## [DIRECTIONS]
Retype only what runs from the first line of the listing to the line holding "in range(1, 5)][:62]", both included. Do not retype the pictures.

## [INFORMATION SUPPLIED]
-=-=-

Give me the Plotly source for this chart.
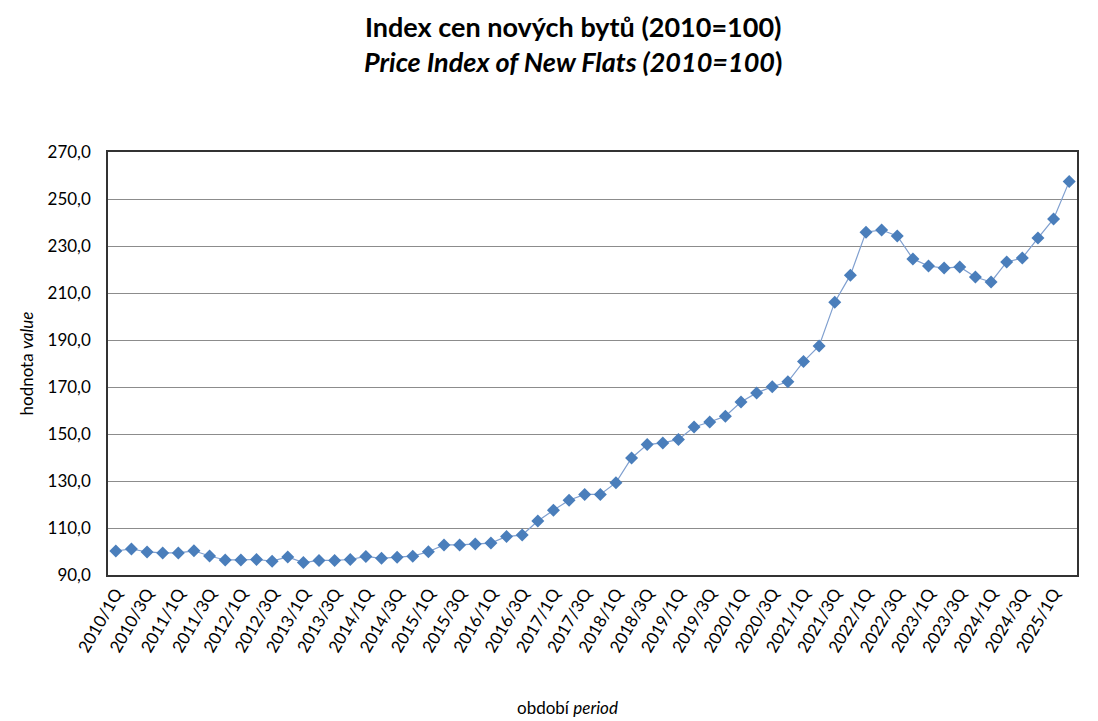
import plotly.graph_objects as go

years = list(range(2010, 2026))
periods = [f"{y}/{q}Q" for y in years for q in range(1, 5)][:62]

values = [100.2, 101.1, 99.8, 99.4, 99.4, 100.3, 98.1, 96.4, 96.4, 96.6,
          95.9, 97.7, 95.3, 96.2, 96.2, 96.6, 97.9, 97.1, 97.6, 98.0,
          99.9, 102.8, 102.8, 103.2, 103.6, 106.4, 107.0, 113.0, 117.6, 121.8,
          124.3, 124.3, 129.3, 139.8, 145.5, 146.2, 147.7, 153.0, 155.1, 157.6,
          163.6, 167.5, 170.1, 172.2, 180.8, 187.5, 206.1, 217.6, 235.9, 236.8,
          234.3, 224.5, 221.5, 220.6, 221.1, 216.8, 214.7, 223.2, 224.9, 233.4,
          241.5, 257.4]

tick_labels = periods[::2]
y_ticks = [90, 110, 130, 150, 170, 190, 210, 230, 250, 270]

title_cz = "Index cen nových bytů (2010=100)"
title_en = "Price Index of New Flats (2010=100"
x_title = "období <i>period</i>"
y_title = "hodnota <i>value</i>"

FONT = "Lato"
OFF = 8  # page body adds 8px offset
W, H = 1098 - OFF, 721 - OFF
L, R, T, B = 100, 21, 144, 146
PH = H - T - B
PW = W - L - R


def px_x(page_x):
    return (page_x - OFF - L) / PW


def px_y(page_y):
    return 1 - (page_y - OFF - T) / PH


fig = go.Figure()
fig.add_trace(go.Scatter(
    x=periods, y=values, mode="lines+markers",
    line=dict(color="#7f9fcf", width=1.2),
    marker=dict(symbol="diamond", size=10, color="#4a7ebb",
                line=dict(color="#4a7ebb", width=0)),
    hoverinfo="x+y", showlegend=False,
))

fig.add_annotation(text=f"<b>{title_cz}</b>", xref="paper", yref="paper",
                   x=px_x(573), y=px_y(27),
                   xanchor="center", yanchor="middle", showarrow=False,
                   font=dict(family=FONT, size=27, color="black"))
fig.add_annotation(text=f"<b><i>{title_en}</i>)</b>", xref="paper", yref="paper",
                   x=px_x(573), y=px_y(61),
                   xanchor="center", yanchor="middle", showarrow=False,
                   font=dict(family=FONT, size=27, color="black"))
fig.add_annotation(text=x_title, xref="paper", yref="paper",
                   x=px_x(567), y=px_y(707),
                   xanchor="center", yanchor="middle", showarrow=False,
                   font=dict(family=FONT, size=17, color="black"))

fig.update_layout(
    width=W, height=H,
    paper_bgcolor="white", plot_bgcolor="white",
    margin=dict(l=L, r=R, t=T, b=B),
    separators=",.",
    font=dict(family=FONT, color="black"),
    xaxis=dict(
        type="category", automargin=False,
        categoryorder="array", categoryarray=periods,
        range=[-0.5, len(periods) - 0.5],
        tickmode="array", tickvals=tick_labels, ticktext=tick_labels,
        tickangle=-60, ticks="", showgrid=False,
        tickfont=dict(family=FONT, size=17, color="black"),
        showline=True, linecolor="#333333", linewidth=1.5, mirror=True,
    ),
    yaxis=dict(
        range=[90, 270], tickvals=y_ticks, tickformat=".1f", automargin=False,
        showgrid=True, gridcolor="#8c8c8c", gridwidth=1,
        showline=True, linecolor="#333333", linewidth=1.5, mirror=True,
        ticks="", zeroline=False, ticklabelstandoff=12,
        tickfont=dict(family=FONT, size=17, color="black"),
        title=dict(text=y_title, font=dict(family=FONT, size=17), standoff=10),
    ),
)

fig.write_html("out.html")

-=-=-

## [COMPLETED TASK]
Give me the Plotly source for this chart.
import plotly.graph_objects as go

years = list(range(2010, 2026))
periods = [f"{y}/{q}Q" for y in years for q in range(1, 5)][:62]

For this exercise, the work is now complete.